General algorithm concepts.

Specific algorithms will not be discussed here.

Data structures

It is hard to separate data structures from algorithm analysis because:

Each data structure supports a different set of operations, and each operation has a different cost.

  • to implement an algorithm, you will need a data structure
  • to analyze operations of a data structure, you need to understand algorithms.

Some of the major classes of structures are:

  • linked list

  • hash map

  • graph

    • trees. Important subset of graphs.

Algorithm analysis

Consists of proving that:

  • correctness: the algorithm does that it advertises
  • complexity: how fast and how much memory it takes to do it

Correctness proofs

TODO

Complexity proofs

The first thing to understand is how to model a computer: the most common way is to use a Turing Machine or one of its variants.

The consumption of the following resources must be analyzed:

  • time
  • memory

Before doing anything, we must decide what computational model we will be using for the analysis. The most common and useful are:

  • Turing machine
  • RAM model

First, one must decide if algorithms exist or not. There are problems for which there is no Turing machine that solves it, so their solution is hopeless: these are the undecidable problems.
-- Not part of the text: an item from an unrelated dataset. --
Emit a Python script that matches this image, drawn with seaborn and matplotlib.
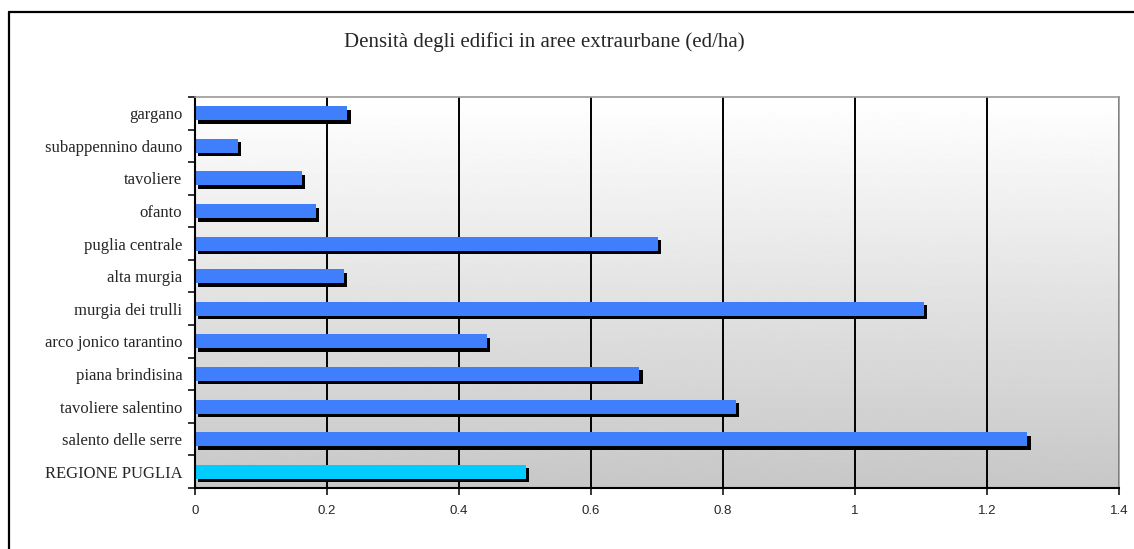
import numpy as np
import pandas as pd
import seaborn as sns
import matplotlib.pyplot as plt
import matplotlib.patheffects as pe
from matplotlib.lines import Line2D

# Densità degli edifici (ed/ha) per ambito
aree = ["gargano", "subappennino dauno", "tavoliere", "ofanto", "puglia centrale",
        "alta murgia", "murgia dei trulli", "arco jonico tarantino",
        "piana brindisina", "tavoliere salentino", "salento delle serre",
        "REGIONE PUGLIA"]
densita = [0.231, 0.065, 0.162, 0.183, 0.701, 0.225, 1.104, 0.442,
           0.673, 0.819, 1.261, 0.501]
colori = ["#3f7ffc"] * 11 + ["#00ccff"]
x_ticks = [0, 0.2, 0.4, 0.6, 0.8, 1, 1.2, 1.4]
x_labels = ["0", "0.2", "0.4", "0.6", "0.8", "1", "1.2", "1.4"]

df = pd.DataFrame({"area": aree, "densita": densita})

sns.set_style("white")
plt.rcParams['font.family'] = ['Liberation Serif', 'DejaVu Serif']

fig = plt.figure(figsize=(11.34, 5.49), dpi=100)
ax = fig.add_axes([195 / 1134, 1 - 488 / 549, 924 / 1134, 391 / 549])

# gradient background
grad = np.linspace(0.78, 1.0, 256).reshape(-1, 1)
ax.imshow(grad, cmap="gray", vmin=0, vmax=1, aspect="auto",
          extent=[0, 1, 0, 1], transform=ax.transAxes, origin="lower", zorder=0)

sns.barplot(data=df, x="densita", y="area", hue="area", palette=colori,
            legend=False, orient="h", width=0.43, ax=ax, zorder=2,
            edgecolor="none", saturation=1)

for p in ax.patches:
    p.set_path_effects([pe.SimplePatchShadow(offset=(2.5, -2.5), shadow_rgbFace="black",
                                             alpha=1.0), pe.Normal()])

ax.set_xlim(0, 1.4)
ax.set_ylim(11.5, -0.5)
ax.set_xticks(x_ticks)
ax.set_xticklabels(x_labels, family="Liberation Sans", fontsize=9.5)
ax.set_xlabel("")
ax.set_ylabel("")
ax.xaxis.grid(True, color="black", linewidth=1.4, zorder=1)
ax.set_axisbelow(True)

ax.tick_params(axis="y", which="major", length=0, pad=9, labelsize=12)
ax.set_yticks(np.arange(-0.5, 12, 1), minor=True)
ax.tick_params(axis="y", which="minor", length=5, width=1.3, direction="out", left=True)
ax.tick_params(axis="x", length=5, width=1.3, direction="out", bottom=True, pad=7)

for side in ["top", "right"]:
    ax.spines[side].set_color("#999999")
    ax.spines[side].set_linewidth(1.2)
for side in ["left", "bottom"]:
    ax.spines[side].set_color("black")
    ax.spines[side].set_linewidth(1.5)

fig.text(0.48, 1 - 42 / 549, "Densità degli edifici in aree extraurbane (ed/ha)",
         ha="center", va="center", fontsize=15)

# outer frame (only left and top edges fall inside the image)
x0, y0 = 8.5 / 1134, 1 - 11.5 / 549
fig.add_artist(Line2D([x0, 1.05], [y0, y0], transform=fig.transFigure,
                      color="black", linewidth=1.6))
fig.add_artist(Line2D([x0, x0], [-0.05, y0], transform=fig.transFigure,
                      color="black", linewidth=1.6))

fig.savefig("out.png", dpi=100)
The following types of analysis give useful measures on how efficient an algorithm is in each of the resources:

  • worst case
  • best case
  • average case
  • amortized

Also, our measures will often be asymptotic (input $n$ tends to infinity), so we must introduce some notation that will simplify writing messy limits all over: that is the role of big O notation.

The calculation of the limit can be greatly simplified for recursive algorithms if you are able to solve the resulting recurrence relation.
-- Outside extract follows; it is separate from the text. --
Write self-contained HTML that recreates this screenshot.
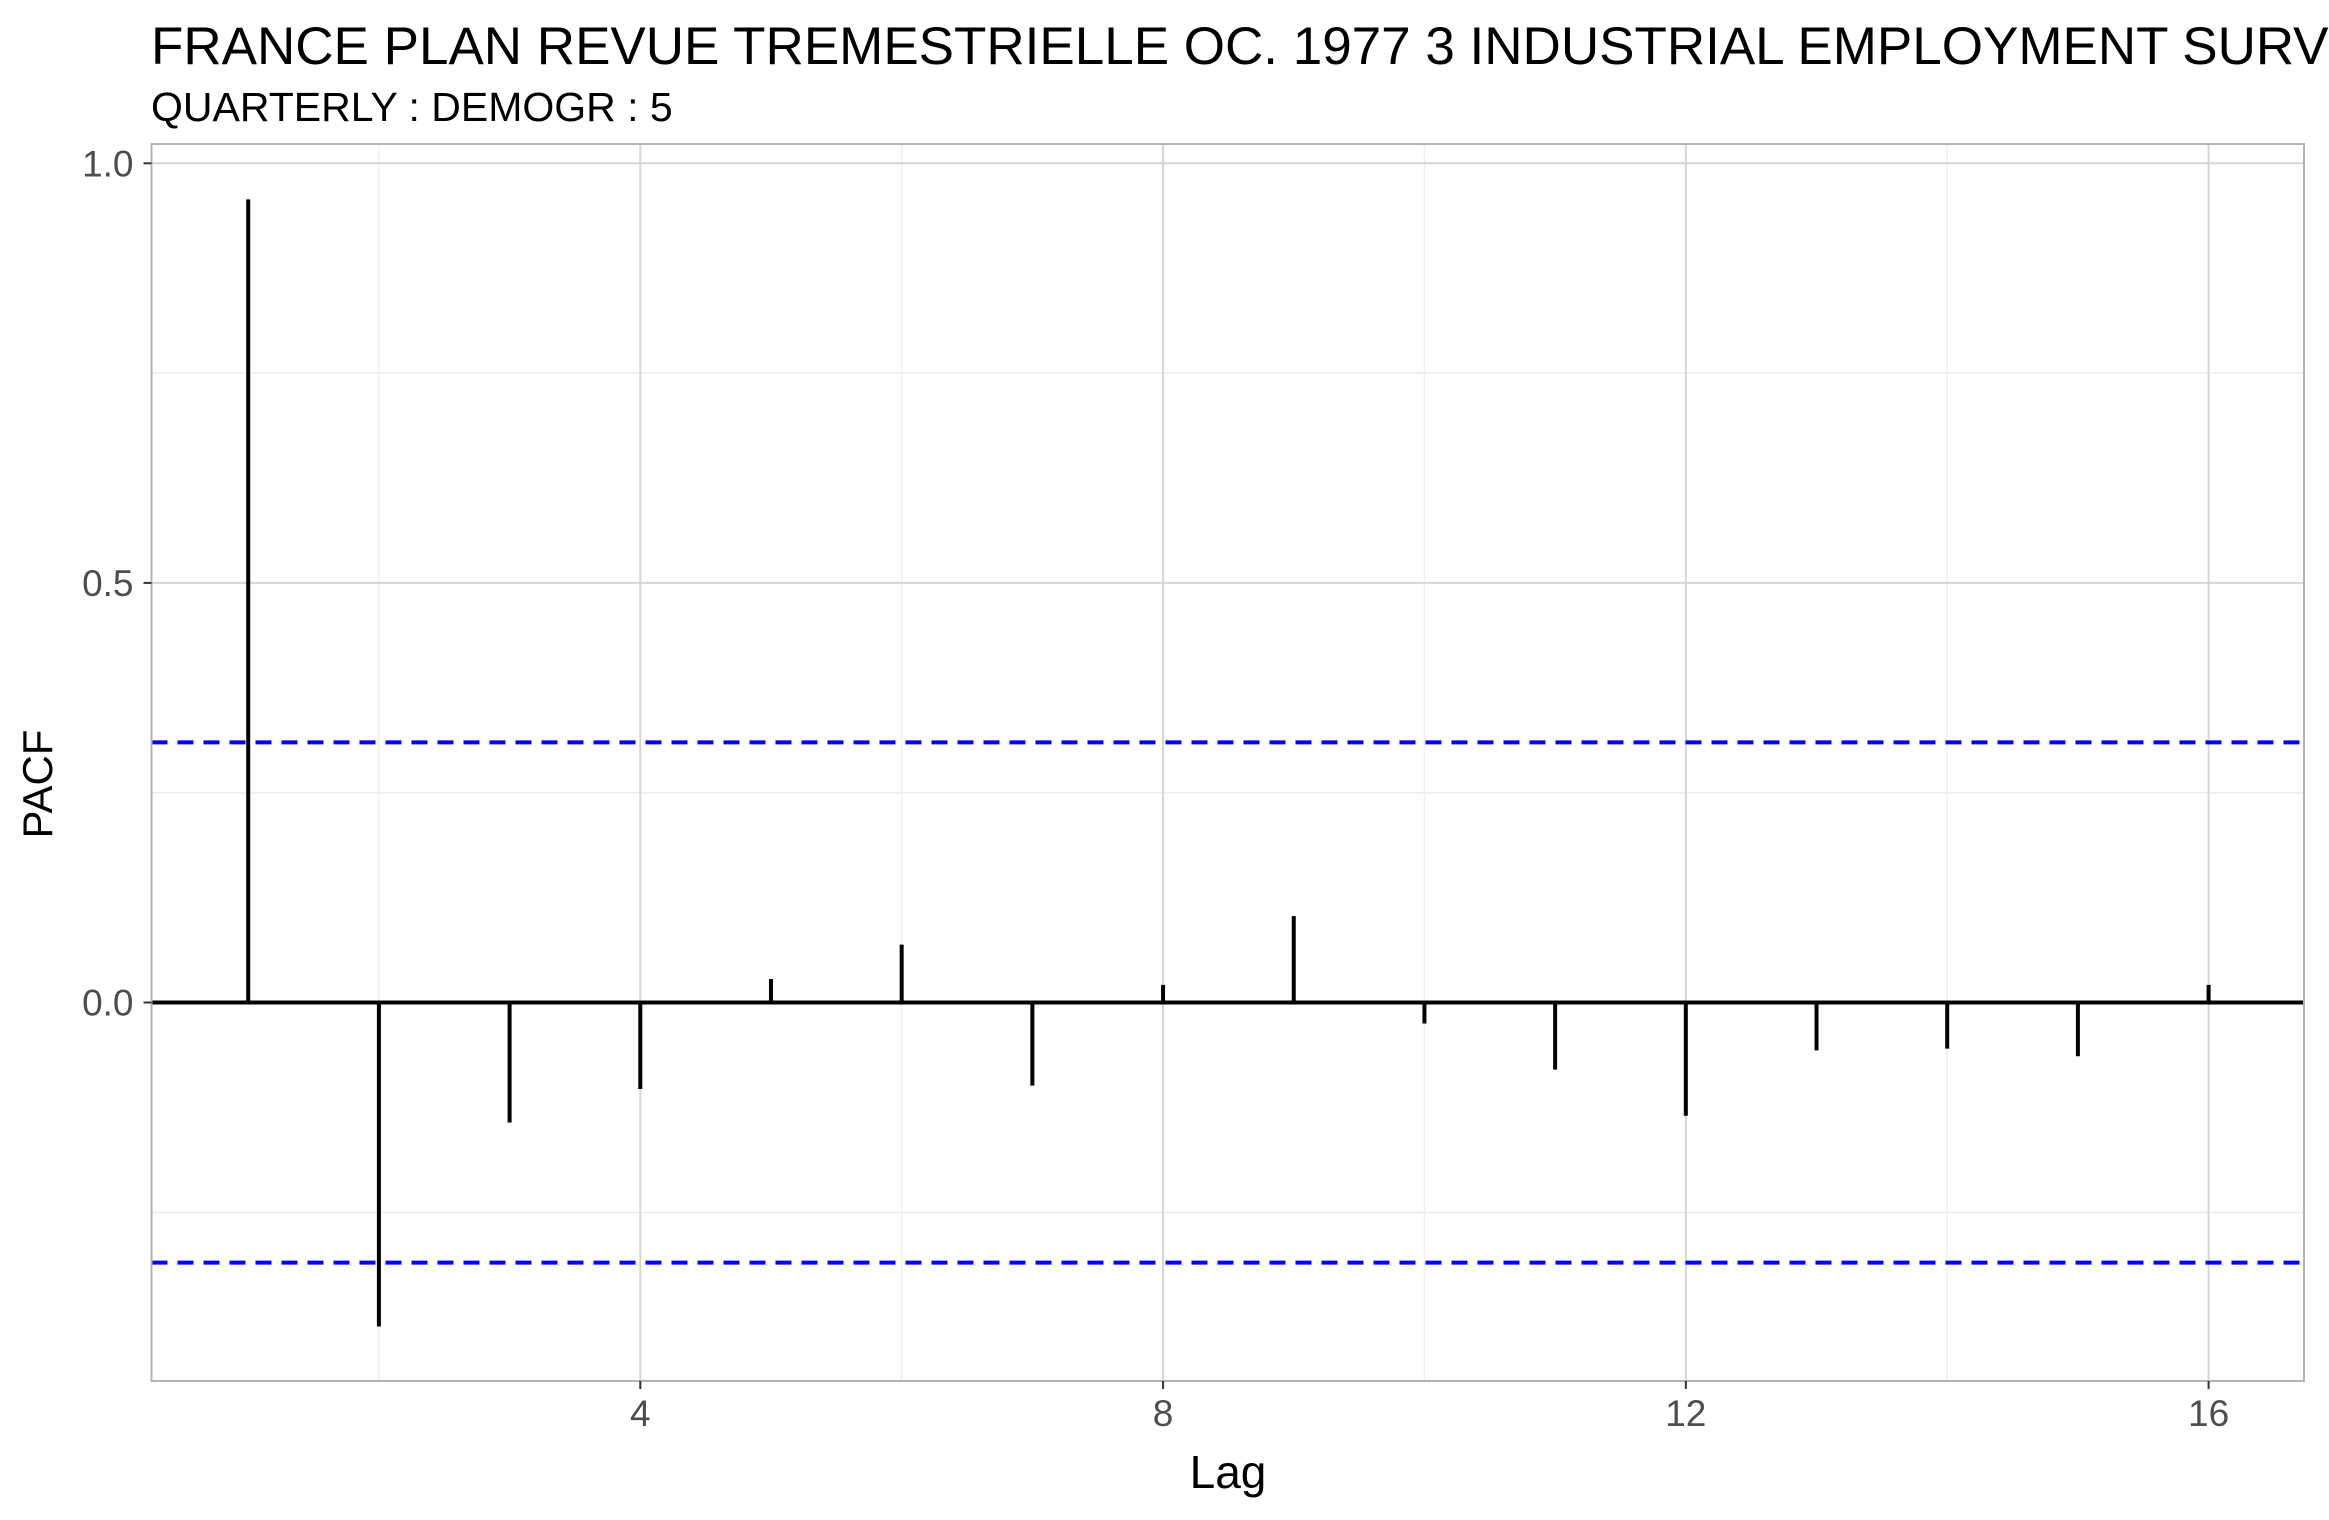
<!DOCTYPE html>
<html><head><meta charset="utf-8"><style>
html,body{margin:0;padding:0;background:#fff;}
svg{display:block;font-family:"Liberation Sans",Arial,sans-serif;}
</style></head><body>
<svg id="chart" width="2329" height="1520" viewBox="0 0 2329 1520" xmlns="http://www.w3.org/2000/svg">
<text x="151" y="64" font-size="53" fill="#000">FRANCE PLAN REVUE TREMESTRIELLE OC. 1977 3 INDUSTRIAL EMPLOYMENT SURVEY</text>
<text x="151" y="121" font-size="41" fill="#000">QUARTERLY : DEMOGR : 5</text>
<g id="grid"></g>
<g id="marks"></g>
<rect x="151.5" y="144" width="2152.5" height="1237" fill="none" stroke="#b3b3b3" stroke-width="2"/>
<g id="axes"></g>
<text x="1228" y="1488" font-size="46" text-anchor="middle" fill="#000">Lag</text>
<text x="0" y="0" font-size="42" text-anchor="middle" fill="#000" transform="translate(52,784) rotate(-90)">PACF</text>
</svg>
<script>
const lags = [1,2,3,4,5,6,7,8,9,10,11,12,13,14,15,16];
const pacfValues = [0.957,-0.386,-0.143,-0.103,0.028,0.069,-0.099,0.021,0.103,-0.025,-0.080,-0.135,-0.057,-0.055,-0.064,0.021];
const ciValue = 0.31;
const yTicks = [0.0,0.5,1.0];
const yTickLabels = ["0.0","0.5","1.0"];
const yMinor = [0.25,0.75,-0.25];
const xTicks = [4,8,12,16];
const xTickLabels = ["4","8","12","16"];
const xMinor = [2,6,10,14];

const PL=151.5, PR=2304, PT=144, PB=1381;
const xMin=0.26, xMax=16.73, yMin=-0.451, yMax=1.023;
const X=v=>PL+(v-xMin)/(xMax-xMin)*(PR-PL);
const Y=v=>PT+(yMax-v)/(yMax-yMin)*(PB-PT);
const NS="http://www.w3.org/2000/svg";
function mk(tag,attrs,parent,text){const e=document.createElementNS(NS,tag);for(const k in attrs)e.setAttribute(k,attrs[k]);if(text!==undefined)e.textContent=text;parent.appendChild(e);return e;}
const grid=document.getElementById('grid'),marks=document.getElementById('marks'),axes=document.getElementById('axes');
yMinor.forEach(v=>{const l=mk('line',{x1:PL,x2:PR,y1:Y(v),y2:Y(v),stroke:'#ebebeb','stroke-width':1.5},grid);

});
xMinor.forEach(v=>{const l=mk('line',{x1:X(v),x2:X(v),y1:PT,y2:PB,stroke:'#f0f0f0','stroke-width':1.5},grid);

});
yTicks.forEach((v,i)=>{const l=mk('line',{x1:PL,x2:PR,y1:Y(v),y2:Y(v),stroke:'#d6d6d6','stroke-width':2},grid);


const t=mk('line',{x1:PL-8,x2:PL,y1:Y(v),y2:Y(v),stroke:'#333','stroke-width':2},axes);


const tx=mk('text',{x:PL-18,y:Y(v)+13,'font-size':37,'text-anchor':'end',fill:'#4d4d4d'},axes,yTickLabels[i]);

});
xTicks.forEach((v,i)=>{const l=mk('line',{x1:X(v),x2:X(v),y1:PT,y2:PB,stroke:'#d6d6d6','stroke-width':2},grid);


const t=mk('line',{x1:X(v),x2:X(v),y1:PB,y2:PB+8,stroke:'#333','stroke-width':2},axes);


const tx=mk('text',{x:X(v),y:PB+45,'font-size':37,'text-anchor':'middle',fill:'#4d4d4d'},axes,xTickLabels[i]);

});
const z=mk('line',{x1:PL,x2:PR,y1:Y(0),y2:Y(0),stroke:'#000','stroke-width':4},marks);


lags.forEach((g,i)=>{const b=mk('line',{x1:X(g),x2:X(g),y1:Y(0),y2:Y(pacfValues[i]),stroke:'#000','stroke-width':4},marks);

});
[ciValue,-ciValue].forEach((c,i)=>{const l=mk('line',{x1:PL,x2:PR,y1:Y(c),y2:Y(c),stroke:'#0000ff','stroke-width':4,'stroke-dasharray':'16 10'},marks);

});
</script>
</body></html>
One important idea is then to classify algorithm complexities into larger classes, e.g. P and NP. Those classifications are meaningful because exponential time algorithms will never be implementable in practice even for relatively small inputs. P vs NP is one of the many questions about the equality or not of such nested complexity classes.

Worst case

Most commonly used measure.

Takes the instance in which the algorithm runs the worst, and analyses it.

If this measure is good, then the algorithm is always good.

This does however leave out something: it is possible that worst cases are very rare considering all possible problems, and that the algorithm still performs well in practice. This is why two other types of analysis were created: average and amortized analysis.

Best case

Like worst case, but for best case instead.

Not very often used.

Average case

Like in worst case, we put a bound on the asymptotic average case.

Sources:

Design patterns

High level design patters used when creating / classifying algorithms.

Those are not necessarily mathematically definable, and may represent only an intuitive perception of the problems. They are however very useful to help humans understand and create new algorithms.

Patterns not commented here:

  • recursive algorithms

Divide and conquer

General algorithm design technique.

Applicable when the solution for size $n$ can be computed efficiently as the solution of smaller parts.

Example: merge sort.

Dynamic programming

Sources: [skiena][] chapter "Dynamic Programming"

General algorithm type.

Store solutions to subproblems that can be reused.

Can reduce time complexity drastically (from exponential to linear for example in the Fibonacci sequence), at the cost of potentially increasing memory complexity.

Greedy algorithm

General type of algorithm that takes the local optimum first.

Disadvantage: may not converge to the optimal solutions when there are multiple local minima.

Advantages: very fast, and may give reasonable solutions in certain cases.

Branch and bound

TODO

Online algorithm

http://en.wikipedia.org/wiki/Online_algorithm

An algorithm that can take it's input little by little: it does not need the entire input all at once to process it.

If such algorithm is possible, the advantage is obvious: it uses less memory for large inputs.